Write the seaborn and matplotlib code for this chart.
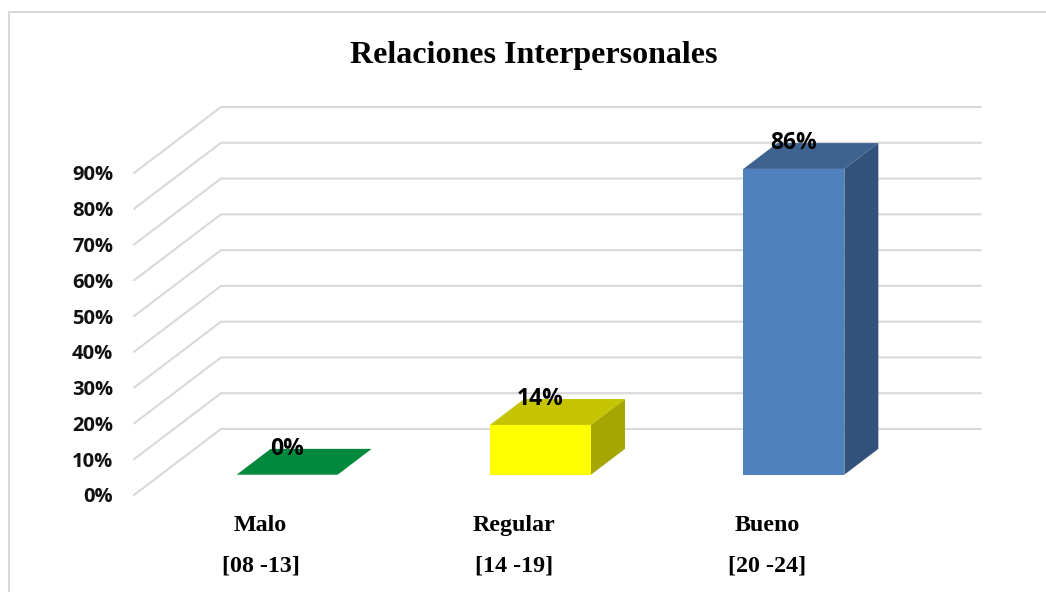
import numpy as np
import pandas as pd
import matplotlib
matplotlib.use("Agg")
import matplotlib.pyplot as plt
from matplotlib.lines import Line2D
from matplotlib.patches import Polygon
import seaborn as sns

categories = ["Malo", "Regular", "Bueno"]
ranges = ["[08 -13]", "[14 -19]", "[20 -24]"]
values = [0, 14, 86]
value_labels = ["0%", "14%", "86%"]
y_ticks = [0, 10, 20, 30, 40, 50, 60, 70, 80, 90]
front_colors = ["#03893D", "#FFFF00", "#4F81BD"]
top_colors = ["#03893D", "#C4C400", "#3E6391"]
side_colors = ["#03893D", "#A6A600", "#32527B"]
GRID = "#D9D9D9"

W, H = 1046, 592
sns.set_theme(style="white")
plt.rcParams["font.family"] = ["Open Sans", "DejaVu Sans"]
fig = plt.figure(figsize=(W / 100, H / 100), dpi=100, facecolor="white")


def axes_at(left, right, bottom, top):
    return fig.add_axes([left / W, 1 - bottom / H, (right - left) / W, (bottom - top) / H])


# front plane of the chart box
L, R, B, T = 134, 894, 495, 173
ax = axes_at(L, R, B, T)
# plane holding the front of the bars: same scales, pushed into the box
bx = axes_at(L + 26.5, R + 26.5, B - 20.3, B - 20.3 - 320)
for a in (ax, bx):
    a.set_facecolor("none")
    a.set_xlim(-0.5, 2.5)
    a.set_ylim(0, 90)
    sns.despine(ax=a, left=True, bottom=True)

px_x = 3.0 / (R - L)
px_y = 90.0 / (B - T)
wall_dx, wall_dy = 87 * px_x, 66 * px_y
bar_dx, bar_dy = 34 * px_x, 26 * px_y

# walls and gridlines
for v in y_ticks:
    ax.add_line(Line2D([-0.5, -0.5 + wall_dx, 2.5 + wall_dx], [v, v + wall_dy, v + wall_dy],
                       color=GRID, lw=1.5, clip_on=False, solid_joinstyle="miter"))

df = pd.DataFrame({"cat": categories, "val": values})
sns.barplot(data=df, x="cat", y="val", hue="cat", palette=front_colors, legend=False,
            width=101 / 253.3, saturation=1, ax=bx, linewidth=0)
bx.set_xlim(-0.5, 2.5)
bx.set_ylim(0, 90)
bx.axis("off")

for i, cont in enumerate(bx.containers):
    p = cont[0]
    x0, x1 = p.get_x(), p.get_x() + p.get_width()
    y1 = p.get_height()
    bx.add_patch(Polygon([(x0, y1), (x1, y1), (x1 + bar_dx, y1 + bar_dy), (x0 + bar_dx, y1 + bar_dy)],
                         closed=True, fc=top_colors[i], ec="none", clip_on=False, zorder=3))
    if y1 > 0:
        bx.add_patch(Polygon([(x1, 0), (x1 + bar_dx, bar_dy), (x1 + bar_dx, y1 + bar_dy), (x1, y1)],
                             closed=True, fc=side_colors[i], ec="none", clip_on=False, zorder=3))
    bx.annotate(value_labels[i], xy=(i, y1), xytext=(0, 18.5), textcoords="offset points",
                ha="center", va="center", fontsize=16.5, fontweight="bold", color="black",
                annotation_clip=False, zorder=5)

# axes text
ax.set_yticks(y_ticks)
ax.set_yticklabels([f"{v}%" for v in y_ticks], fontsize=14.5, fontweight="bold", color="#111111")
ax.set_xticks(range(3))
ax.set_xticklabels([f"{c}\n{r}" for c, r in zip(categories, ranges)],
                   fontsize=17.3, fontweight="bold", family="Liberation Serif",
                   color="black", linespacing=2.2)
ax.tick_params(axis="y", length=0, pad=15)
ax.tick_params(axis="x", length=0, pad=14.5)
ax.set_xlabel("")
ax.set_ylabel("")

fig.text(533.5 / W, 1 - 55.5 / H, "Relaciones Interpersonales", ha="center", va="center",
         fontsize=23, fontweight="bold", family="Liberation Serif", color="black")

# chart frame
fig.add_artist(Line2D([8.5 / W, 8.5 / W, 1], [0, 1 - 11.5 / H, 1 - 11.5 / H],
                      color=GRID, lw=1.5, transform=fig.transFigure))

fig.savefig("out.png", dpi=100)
________
### Exercise goal
Only the lines from the start of the material through the line containing "fig = plt.figure(figsize=(W" should be transcribed. Pictures stay out.

### Solution
Write the seaborn and matplotlib code for this chart.
import numpy as np
import pandas as pd
import matplotlib
matplotlib.use("Agg")
import matplotlib.pyplot as plt
from matplotlib.lines import Line2D
from matplotlib.patches import Polygon
import seaborn as sns

categories = ["Malo", "Regular", "Bueno"]
ranges = ["[08 -13]", "[14 -19]", "[20 -24]"]
values = [0, 14, 86]
value_labels = ["0%", "14%", "86%"]
y_ticks = [0, 10, 20, 30, 40, 50, 60, 70, 80, 90]
front_colors = ["#03893D", "#FFFF00", "#4F81BD"]
top_colors = ["#03893D", "#C4C400", "#3E6391"]
side_colors = ["#03893D", "#A6A600", "#32527B"]
GRID = "#D9D9D9"

W, H = 1046, 592
sns.set_theme(style="white")
plt.rcParams["font.family"] = ["Open Sans", "DejaVu Sans"]
fig = plt.figure(figsize=(W / 100, H / 100), dpi=100, facecolor="white")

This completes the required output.